A StorageClass is the Kubernetes abstraction that tells the control plane how to provision persistent volumes, which storage backend to use, and what default behaviors apply at creation time. In NHI security, it matters because those provisioning choices can change where sensitive data is written, which node or path can host it, and what workload-level identities can reach it. That means a StorageClass is not just an infrastructure convenience; it can become part of the effective access surface for secrets, tokens, and application data.

Usage in the industry is still evolving when teams map StorageClass behavior to governance responsibilities. Some treat it as purely operational storage policy, while others manage it as a security control because it affects data locality, encryption defaults, and exposure through filesystem permissions. The Kubernetes StorageClasses concept defines the provisioning mechanism, but it does not by itself guarantee secure placement or safe consumption.

NHIMG treats this as a boundary-setting term: the class decides the storage path, but the workload identity, pod permissions, and backend configuration decide whether that path becomes dangerous. The most common misapplication is assuming a default StorageClass is harmless, which occurs when teams inherit cluster defaults without reviewing where data is actually provisioned.

Examples and Use Cases

Implementing StorageClass rigorously often introduces operational rigidity, requiring organisations to weigh provisioning consistency against the cost of tighter review and narrower backend choices.
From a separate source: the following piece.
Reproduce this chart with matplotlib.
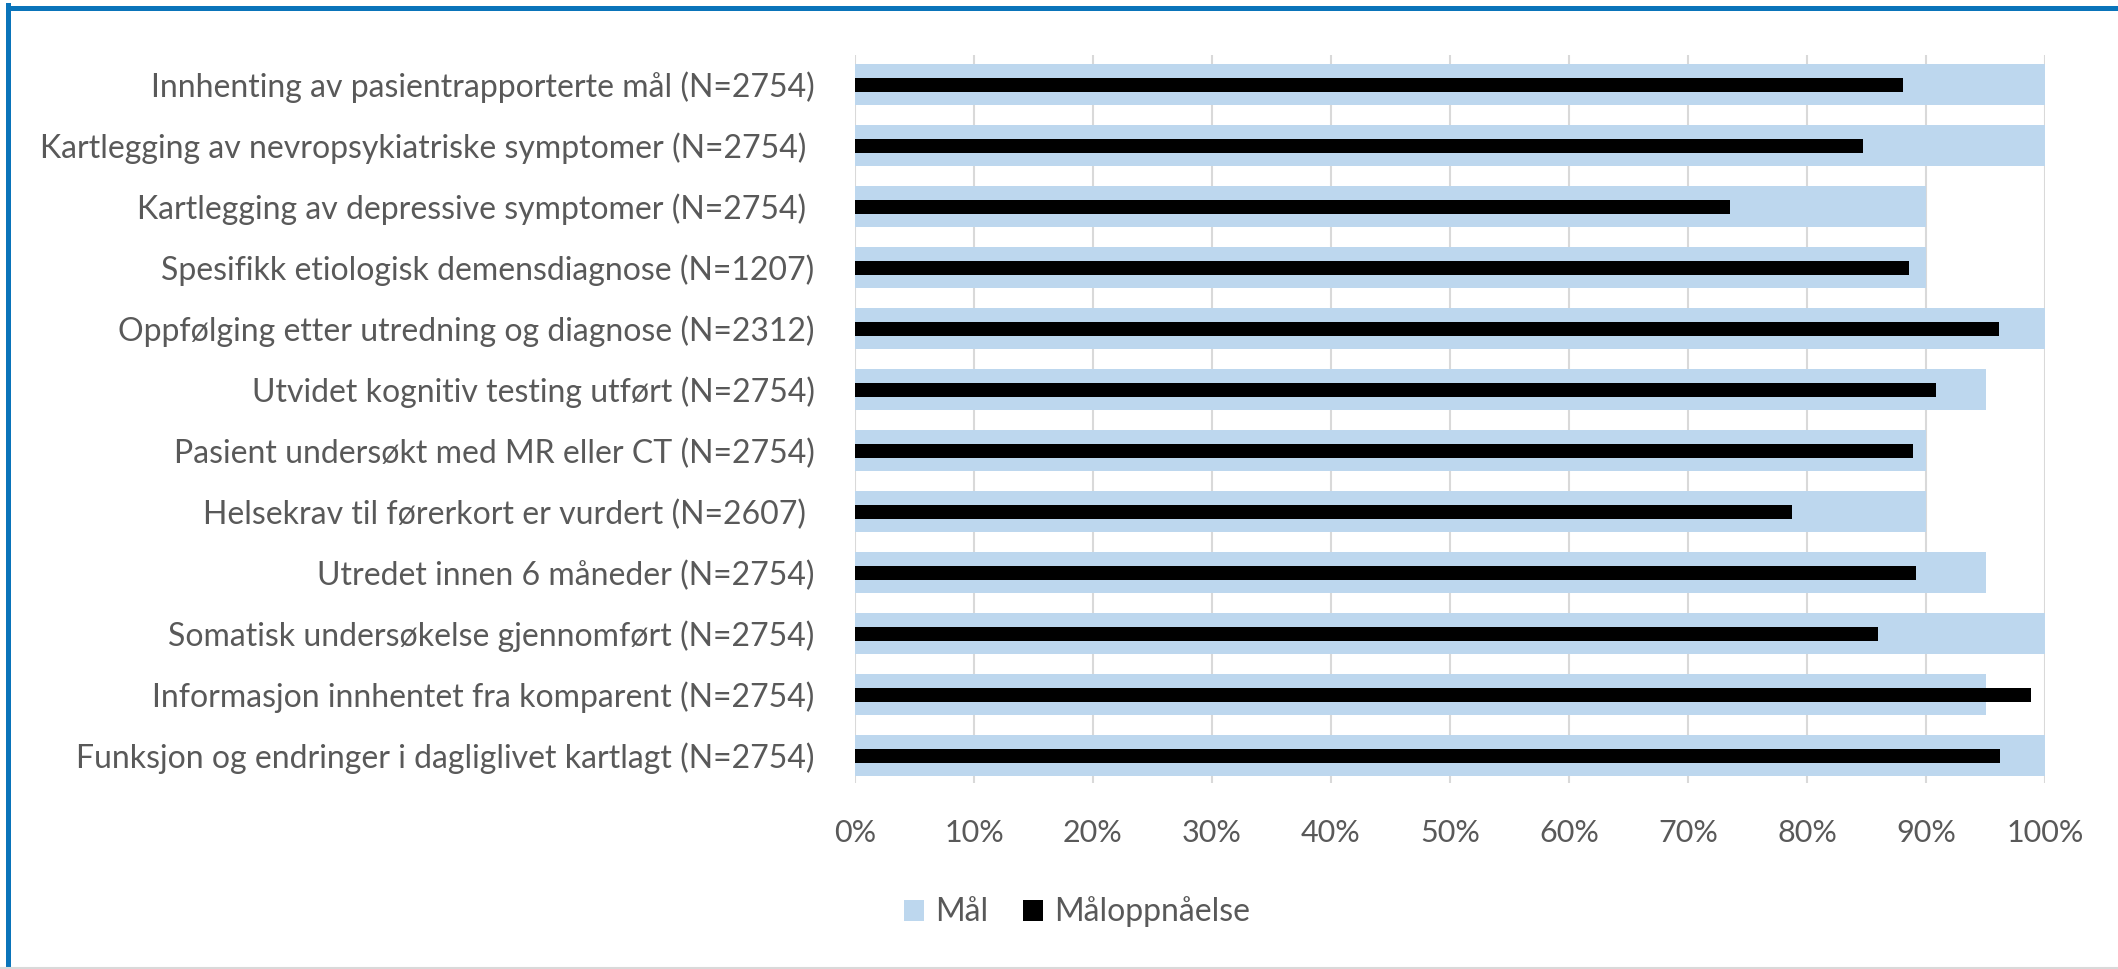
import matplotlib
matplotlib.use('Agg')
import matplotlib.pyplot as plt
from matplotlib.lines import Line2D
from matplotlib.ticker import FuncFormatter
import numpy as np

plt.rcParams['font.family'] = ['Lato', 'DejaVu Sans']

labels = [
    "Innhenting av pasientrapporterte mål (N=2754)",
    "Kartlegging av nevropsykiatriske symptomer (N=2754) ",
    "Kartlegging av depressive symptomer (N=2754) ",
    "Spesifikk etiologisk demensdiagnose (N=1207)",
    "Oppfølging etter utredning og diagnose (N=2312)",
    "Utvidet kognitiv testing utført (N=2754)",
    "Pasient undersøkt med MR eller CT (N=2754)",
    "Helsekrav til førerkort er vurdert (N=2607) ",
    "Utredet innen 6 måneder (N=2754)",
    "Somatisk undersøkelse gjennomført (N=2754)",
    "Informasjon innhentet fra komparent (N=2754)",
    "Funksjon og endringer i dagliglivet kartlagt (N=2754)",
]
maal = [100, 100, 90, 90, 100, 95, 90, 90, 95, 100, 95, 100]
maaloppnaaelse = [88.1, 84.7, 73.5, 88.6, 96.1, 90.8, 88.9, 78.7, 89.2, 86.0, 98.8, 96.2]
xticks = [0, 10, 20, 30, 40, 50, 60, 70, 80, 90, 100]

TEXT = '#595959'
W, H = 2118, 969

fig = plt.figure(figsize=(W / 100, H / 100), dpi=100)
ax = fig.add_axes([855 / W, 1 - 783 / H, (2045 - 855) / W, (783 - 55) / H])

y = np.arange(len(labels))
ax.barh(y, maal, height=0.67, color='#BDD7EE', label='Mål', zorder=2)
ax.barh(y, maaloppnaaelse, height=0.23, color='#000000', label='Måloppnåelse', zorder=3)

ax.set_ylim(11.45, -0.484)
ax.set_xlim(0, 100)
ax.set_xticks(xticks)
ax.xaxis.set_major_formatter(FuncFormatter(lambda v, p: f"{v:.0f}%"))
ax.set_yticks(y)
ax.set_yticklabels(labels)

ax.grid(axis='x', color='#D9D9D9', linewidth=1.5, zorder=0)
ax.set_axisbelow(True)
for s in ax.spines.values():
    s.set_visible(False)
ax.tick_params(axis='y', length=0, colors=TEXT, labelsize=23, pad=29)
ax.tick_params(axis='x', length=0, colors=TEXT, labelsize=22, pad=26)

leg = fig.legend(loc='center', bbox_to_anchor=(1077 / W, 1 - 912 / H), ncol=2,
                 frameon=False, fontsize=23, handlelength=0.63, handleheight=0.63,
                 handletextpad=0.34, columnspacing=1.1)
for t in leg.get_texts():
    t.set_color(TEXT)

# chart frame
fig.add_artist(Line2D([7.5 / W, 1], [1 - 7.5 / H, 1 - 7.5 / H], transform=fig.transFigure,
                      color='#0A74BA', linewidth=3.6))
fig.add_artist(Line2D([7.5 / W, 7.5 / W], [0, 1 - 5 / H], transform=fig.transFigure,
                      color='#0A74BA', linewidth=3.6))
fig.add_artist(Line2D([0, 1], [1.5 / H, 1.5 / H], transform=fig.transFigure,
                      color='#D9D9D9', linewidth=1.5))

fig.savefig('out.png', dpi=100, facecolor='white')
• A platform team creates a StorageClass that provisions encrypted volumes only on approved node pools, reducing the chance that a workload with broad NHI permissions can reach unexpected host paths.
• A CI/CD pipeline uses a StorageClass for ephemeral build data, but policy review ensures that temporary volumes cannot mount into directories containing API keys or kubeconfig material.
• A regulated workload maps its PVCs to a StorageClass backed by a compliant storage tier, helping align application data placement with the expectations described in NIST Cybersecurity Framework 2.0.
• A cluster audit finds a default StorageClass silently provisioning persistent volumes on a backend with weaker isolation, prompting a change review before service accounts are granted broader write access.
• After a misconfigured application exposes mounted data, investigators trace the path back to a StorageClass decision, similar to the pattern described in the Google Firebase misconfiguration breach, where placement and exposure errors compounded the impact.

Why It Matters in NHI Security

StorageClass matters because NHI risk often becomes visible at the storage boundary, not at the authentication boundary. A service account may be correctly issued and scoped, yet still expose sensitive material if the workload writes to an unexpected backend, inherits permissive filesystem semantics, or lands on storage that other pods can reach. That is why storage policy must be reviewed alongside identity policy, not after deployment.

NHIMG research shows that 96% of organisations store secrets outside of secrets managers in vulnerable locations including code, config files, and CI/CD tools, and 79% have experienced secrets leaks. Those conditions make storage placement a governance issue, especially when StorageClass choices influence persistence, retrievability, and drift across environments. The controls implied by NIST Cybersecurity Framework 2.0 become practical only when the storage layer is treated as part of the identity attack surface.

Organisations typically encounter the consequence only after a compromised workload, leaked secret, or unexpected data discovery, at which point StorageClass becomes operationally unavoidable to address.